Mexico’s peso bond yields touched a record low on speculation global policy makers will coordinate efforts to bolster economic growth, adding to appetite for higher-yielding assets.
The yield on Mexican local-currency bonds due in 2024 dropped five basis points, or 0.05 percentage point, to a record low 5.43 percent at 4 p.m. in Mexico City, according to data compiled by Bloomberg on a closing basis. The price increased 0.51 centavo to 141.36 centavos per peso. The currency rose 0.1 percent to 13.3311 per U.S. dollar.
“Whenever there is a surge in risk appetite, investors will try to capitalize and Mexico is one of the targets,” Italo Lombardi, an economist at Standard Chartered Bank, said by phone from New York. “This is the tone today in the markets.”
Local-currency Mexican bonds rallied last month after the U.S. Federal Reserve extended a program to cap longer-term interest rates.
Economists predict the European Central Bank will cut borrowing costs on July 5 to help contain the sovereign-debt crisis. China may cut lenders’ reserve requirements to boost liquidity in the banking system, according to commentary on the front page of today’s China Securities Journal, which is published by state-run Xinhua News Agency.

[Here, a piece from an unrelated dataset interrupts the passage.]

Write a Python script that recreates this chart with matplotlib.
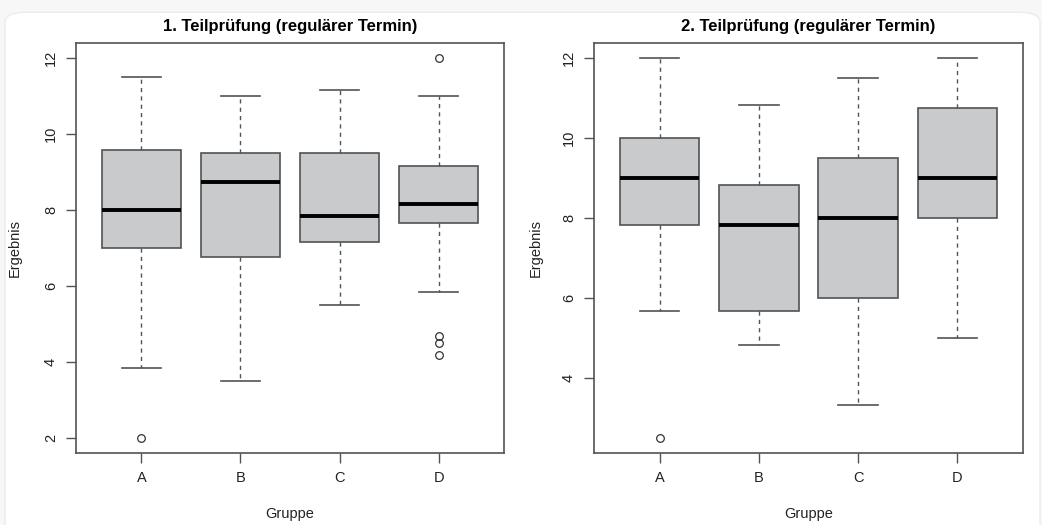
import matplotlib.pyplot as plt
from matplotlib.patches import FancyBboxPatch

plt.rcParams['font.family'] = ['Liberation Sans', 'DejaVu Sans']

groups = ["A", "B", "C", "D"]

# five-number summaries per group, first exam
t1_whislo = [3.83, 3.5, 5.5, 5.83]
t1_q1 = [7.0, 6.75, 7.17, 7.67]
t1_med = [8.0, 8.75, 7.83, 8.17]
t1_q3 = [9.58, 9.5, 9.5, 9.17]
t1_whishi = [11.5, 11.0, 11.17, 11.0]
t1_fliers = [[2.0], [], [], [12.0, 4.67, 4.5, 4.17]]

# second exam
t2_whislo = [5.67, 4.83, 3.33, 5.0]
t2_q1 = [7.83, 5.67, 6.0, 8.0]
t2_med = [9.0, 7.83, 8.0, 9.0]
t2_q3 = [10.0, 8.83, 9.5, 10.75]
t2_whishi = [12.0, 10.83, 11.5, 12.0]
t2_fliers = [[2.5], [], [], []]

titles = ["1. Teilprüfung (regulärer Termin)", "2. Teilprüfung (regulärer Termin)"]
y_ticks = [[2, 4, 6, 8, 10, 12], [4, 6, 8, 10, 12]]


def make_stats(lo, q1, med, q3, hi, fl):
    return [dict(label=g, whislo=a, q1=b, med=c, q3=d, whishi=e, fliers=f)
            for g, a, b, c, d, e, f in zip(groups, lo, q1, med, q3, hi, fl)]


fig = plt.figure(figsize=(10.42, 5.25), dpi=100)
fig.patch.set_facecolor("#f7f7f7")
card = FancyBboxPatch((5 / 1042, -0.05), 1035 / 1042, 1.04 - 7 / 525,
                      boxstyle="round,pad=0,rounding_size=0.02",
                      transform=fig.transFigure, facecolor="white",
                      edgecolor="#ececec", linewidth=1.0, zorder=-5)
fig.patches.append(card)

ax1 = fig.add_axes([76 / 1042, 72 / 525, 428 / 1042, 410 / 525])
ax2 = fig.add_axes([594 / 1042, 72 / 525, 429 / 1042, 410 / 525])

all_stats = [
    make_stats(t1_whislo, t1_q1, t1_med, t1_q3, t1_whishi, t1_fliers),
    make_stats(t2_whislo, t2_q1, t2_med, t2_q3, t2_whishi, t2_fliers),
]

edge = "#4f5456"
for ax, stats, title, yt, ypad in zip([ax1, ax2], all_stats, titles, y_ticks, [16, 14]):
    ax.set_facecolor("none")
    ax.bxp(stats, positions=[1, 2, 3, 4], widths=0.8, capwidths=0.4,
           patch_artist=True,
           boxprops=dict(facecolor="#c9cacc", edgecolor=edge, linewidth=1.2),
           medianprops=dict(color="black", linewidth=2.8, solid_capstyle="butt"),
           whiskerprops=dict(color=edge, linestyle=(0, (3, 3)), linewidth=1.0),
           capprops=dict(color=edge, linewidth=1.2),
           flierprops=dict(marker="o", markersize=5.5, markerfacecolor="none",
                           markeredgecolor="#333333", markeredgewidth=0.9))
    vals = [v for s in stats for v in (s["whislo"], s["whishi"], *s["fliers"])]
    lo, hi = min(vals), max(vals)
    pad = (hi - lo) * 0.04
    ax.set_ylim(lo - pad, hi + pad)
    ax.set_xlim(0.34, 4.66)
    ax.set_yticks(yt)
    ax.set_yticklabels([str(t) for t in yt], rotation=90, va="center")
    ax.set_xticks([1, 2, 3, 4])
    ax.set_xticklabels(groups)
    ax.tick_params(axis="both", length=7, width=1.0, color=edge,
                   labelsize=10.5, labelcolor="#222222", pad=6)
    for sp in ax.spines.values():
        sp.set_color(edge)
        sp.set_linewidth(1.2)
    ax.set_title(title, fontsize=12, fontweight="bold", pad=9)
    ax.set_xlabel("Gruppe", fontsize=10.5, labelpad=16, color="#222222")
    ax.set_ylabel("Ergebnis", fontsize=10.5, labelpad=ypad, color="#222222")

fig.savefig("out.png", dpi=100)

Mexico’s currency posted its best weekly performance since December in the five days through June 29 before the July 1 presidential election.
Pena Nieto Pledges
Enrique Pena Nieto of the Institutional Revolutionary Party, who has claimed victory, pledged during the campaign to support legislation making it easier to hire and fire workers, drawing more people into the formal economy. He also said he favors expanding private investment in the oil industry, loosening state-controlled Petroleos Mexicanos’s grip.
His campaign estimated yesterday that the PRI-led alliance would lack a majority in the lower house of congress, making it harder for legislative changes.
Andres Manuel Lopez Obrador, the Democratic Revolution Party candidate, said today in a televised statement that a full recount is needed for the July 1 national election because the contest wasn’t “free or clean.”